» Entries with chart source code:
►

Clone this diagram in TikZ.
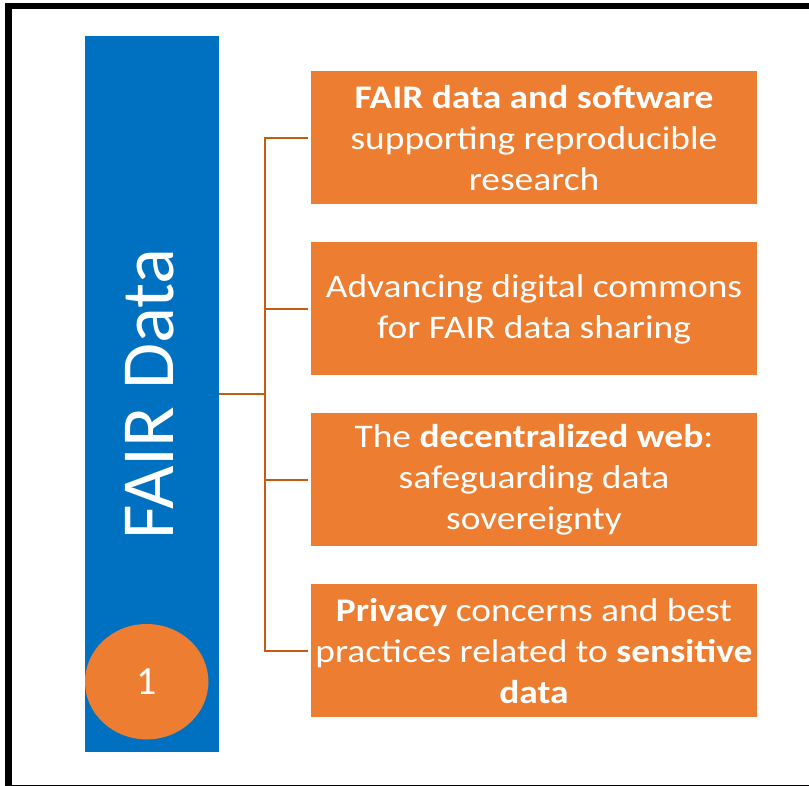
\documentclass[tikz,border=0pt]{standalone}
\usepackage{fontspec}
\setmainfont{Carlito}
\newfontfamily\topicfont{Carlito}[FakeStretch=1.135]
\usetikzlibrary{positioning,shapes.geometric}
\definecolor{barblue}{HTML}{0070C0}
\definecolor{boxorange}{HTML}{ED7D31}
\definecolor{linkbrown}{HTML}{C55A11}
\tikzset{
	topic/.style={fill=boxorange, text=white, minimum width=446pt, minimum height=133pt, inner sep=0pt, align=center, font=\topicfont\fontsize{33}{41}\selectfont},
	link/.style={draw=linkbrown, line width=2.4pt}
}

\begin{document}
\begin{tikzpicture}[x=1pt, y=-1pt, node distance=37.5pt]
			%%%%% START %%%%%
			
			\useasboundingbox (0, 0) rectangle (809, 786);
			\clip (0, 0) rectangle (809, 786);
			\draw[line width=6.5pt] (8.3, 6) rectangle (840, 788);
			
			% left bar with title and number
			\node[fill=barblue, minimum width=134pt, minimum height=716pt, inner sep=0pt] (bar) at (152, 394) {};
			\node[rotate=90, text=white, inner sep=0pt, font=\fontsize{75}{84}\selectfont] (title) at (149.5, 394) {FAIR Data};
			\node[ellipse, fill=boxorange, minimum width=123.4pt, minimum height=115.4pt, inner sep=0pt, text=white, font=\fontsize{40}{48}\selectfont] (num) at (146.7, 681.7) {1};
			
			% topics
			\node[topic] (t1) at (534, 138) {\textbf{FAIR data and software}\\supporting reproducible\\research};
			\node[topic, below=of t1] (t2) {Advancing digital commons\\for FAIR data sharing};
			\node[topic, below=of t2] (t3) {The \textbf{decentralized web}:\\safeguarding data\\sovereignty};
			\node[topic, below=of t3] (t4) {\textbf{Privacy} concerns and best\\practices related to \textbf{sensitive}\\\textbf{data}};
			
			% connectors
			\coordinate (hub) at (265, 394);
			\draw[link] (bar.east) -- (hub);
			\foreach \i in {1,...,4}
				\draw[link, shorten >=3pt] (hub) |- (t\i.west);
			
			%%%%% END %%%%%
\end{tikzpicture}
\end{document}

◄
►

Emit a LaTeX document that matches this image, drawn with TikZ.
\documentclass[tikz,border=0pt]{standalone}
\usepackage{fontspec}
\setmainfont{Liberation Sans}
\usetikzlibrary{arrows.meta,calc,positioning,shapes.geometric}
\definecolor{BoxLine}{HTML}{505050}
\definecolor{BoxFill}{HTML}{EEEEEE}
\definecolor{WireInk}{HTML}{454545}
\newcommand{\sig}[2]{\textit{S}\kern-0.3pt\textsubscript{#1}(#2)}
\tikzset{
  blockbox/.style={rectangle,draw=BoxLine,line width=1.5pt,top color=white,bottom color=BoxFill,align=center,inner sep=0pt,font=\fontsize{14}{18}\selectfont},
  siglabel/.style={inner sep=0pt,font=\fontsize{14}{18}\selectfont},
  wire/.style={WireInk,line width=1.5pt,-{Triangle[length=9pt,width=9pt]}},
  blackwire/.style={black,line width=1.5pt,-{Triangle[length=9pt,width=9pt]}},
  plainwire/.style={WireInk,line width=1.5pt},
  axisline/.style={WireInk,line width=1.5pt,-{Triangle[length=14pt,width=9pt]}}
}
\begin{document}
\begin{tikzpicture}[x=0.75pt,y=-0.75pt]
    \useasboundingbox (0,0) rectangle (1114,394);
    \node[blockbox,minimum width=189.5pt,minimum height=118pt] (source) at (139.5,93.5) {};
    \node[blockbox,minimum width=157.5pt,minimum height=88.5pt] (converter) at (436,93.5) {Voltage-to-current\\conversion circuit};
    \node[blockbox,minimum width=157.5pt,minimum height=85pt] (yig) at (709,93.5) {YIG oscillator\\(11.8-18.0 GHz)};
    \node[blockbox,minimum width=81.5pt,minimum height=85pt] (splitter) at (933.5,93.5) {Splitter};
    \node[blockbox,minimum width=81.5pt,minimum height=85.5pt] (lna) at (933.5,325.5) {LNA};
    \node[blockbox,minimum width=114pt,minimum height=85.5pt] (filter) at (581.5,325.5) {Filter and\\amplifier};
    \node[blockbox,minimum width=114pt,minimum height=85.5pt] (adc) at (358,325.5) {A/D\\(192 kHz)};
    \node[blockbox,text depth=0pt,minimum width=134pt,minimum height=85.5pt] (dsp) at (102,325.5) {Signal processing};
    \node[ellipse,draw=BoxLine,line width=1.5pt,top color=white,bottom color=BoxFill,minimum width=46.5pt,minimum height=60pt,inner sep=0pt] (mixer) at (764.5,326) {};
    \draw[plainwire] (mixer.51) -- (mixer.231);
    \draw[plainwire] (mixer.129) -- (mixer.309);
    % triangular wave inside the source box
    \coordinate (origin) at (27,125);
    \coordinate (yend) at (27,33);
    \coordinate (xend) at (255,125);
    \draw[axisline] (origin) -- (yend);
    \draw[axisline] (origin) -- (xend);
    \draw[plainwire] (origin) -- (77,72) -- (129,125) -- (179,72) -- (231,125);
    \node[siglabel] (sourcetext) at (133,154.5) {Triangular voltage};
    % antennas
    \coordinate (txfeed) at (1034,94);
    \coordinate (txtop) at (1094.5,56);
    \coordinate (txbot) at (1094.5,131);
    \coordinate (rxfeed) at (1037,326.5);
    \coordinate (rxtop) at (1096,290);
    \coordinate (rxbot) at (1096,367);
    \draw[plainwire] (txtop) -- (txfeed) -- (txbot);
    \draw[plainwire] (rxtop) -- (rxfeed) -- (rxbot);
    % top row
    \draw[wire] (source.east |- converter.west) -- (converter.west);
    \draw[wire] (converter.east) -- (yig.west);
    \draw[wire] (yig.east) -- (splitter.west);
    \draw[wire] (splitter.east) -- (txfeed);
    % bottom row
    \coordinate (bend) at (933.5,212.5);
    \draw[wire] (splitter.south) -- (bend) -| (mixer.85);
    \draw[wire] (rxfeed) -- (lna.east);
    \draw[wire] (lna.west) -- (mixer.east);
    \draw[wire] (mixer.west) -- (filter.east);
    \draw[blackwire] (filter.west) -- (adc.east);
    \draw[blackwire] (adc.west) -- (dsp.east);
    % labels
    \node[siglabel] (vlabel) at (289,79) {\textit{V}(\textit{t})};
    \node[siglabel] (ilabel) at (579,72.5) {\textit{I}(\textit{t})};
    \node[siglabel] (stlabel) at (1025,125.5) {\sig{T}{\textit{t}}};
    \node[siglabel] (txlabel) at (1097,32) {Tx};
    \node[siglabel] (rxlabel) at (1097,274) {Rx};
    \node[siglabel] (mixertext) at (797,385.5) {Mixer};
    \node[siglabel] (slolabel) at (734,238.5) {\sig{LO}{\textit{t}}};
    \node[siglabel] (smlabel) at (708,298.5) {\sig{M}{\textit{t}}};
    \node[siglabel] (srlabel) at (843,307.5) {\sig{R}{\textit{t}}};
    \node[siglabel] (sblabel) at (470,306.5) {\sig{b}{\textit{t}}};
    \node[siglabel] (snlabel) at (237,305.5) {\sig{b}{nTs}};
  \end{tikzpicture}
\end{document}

◄

» Task directions:
Among the entries above, locate the line with "Clone this diagram in TikZ." and the line with "minimum width=123.4pt, minimum". Give those two lines and all lines between them again, exactly, leaving out the pictures.

» The answer:
Clone this diagram in TikZ.
\documentclass[tikz,border=0pt]{standalone}
\usepackage{fontspec}
\setmainfont{Carlito}
\newfontfamily\topicfont{Carlito}[FakeStretch=1.135]
\usetikzlibrary{positioning,shapes.geometric}
\definecolor{barblue}{HTML}{0070C0}
\definecolor{boxorange}{HTML}{ED7D31}
\definecolor{linkbrown}{HTML}{C55A11}
\tikzset{
	topic/.style={fill=boxorange, text=white, minimum width=446pt, minimum height=133pt, inner sep=0pt, align=center, font=\topicfont\fontsize{33}{41}\selectfont},
	link/.style={draw=linkbrown, line width=2.4pt}
}

\begin{document}
\begin{tikzpicture}[x=1pt, y=-1pt, node distance=37.5pt]
			%%%%% START %%%%%
			
			\useasboundingbox (0, 0) rectangle (809, 786);
			\clip (0, 0) rectangle (809, 786);
			\draw[line width=6.5pt] (8.3, 6) rectangle (840, 788);
			
			% left bar with title and number
			\node[fill=barblue, minimum width=134pt, minimum height=716pt, inner sep=0pt] (bar) at (152, 394) {};
			\node[rotate=90, text=white, inner sep=0pt, font=\fontsize{75}{84}\selectfont] (title) at (149.5, 394) {FAIR Data};
			\node[ellipse, fill=boxorange, minimum width=123.4pt, minimum height=115.4pt, inner sep=0pt, text=white, font=\fontsize{40}{48}\selectfont] (num) at (146.7, 681.7) {1};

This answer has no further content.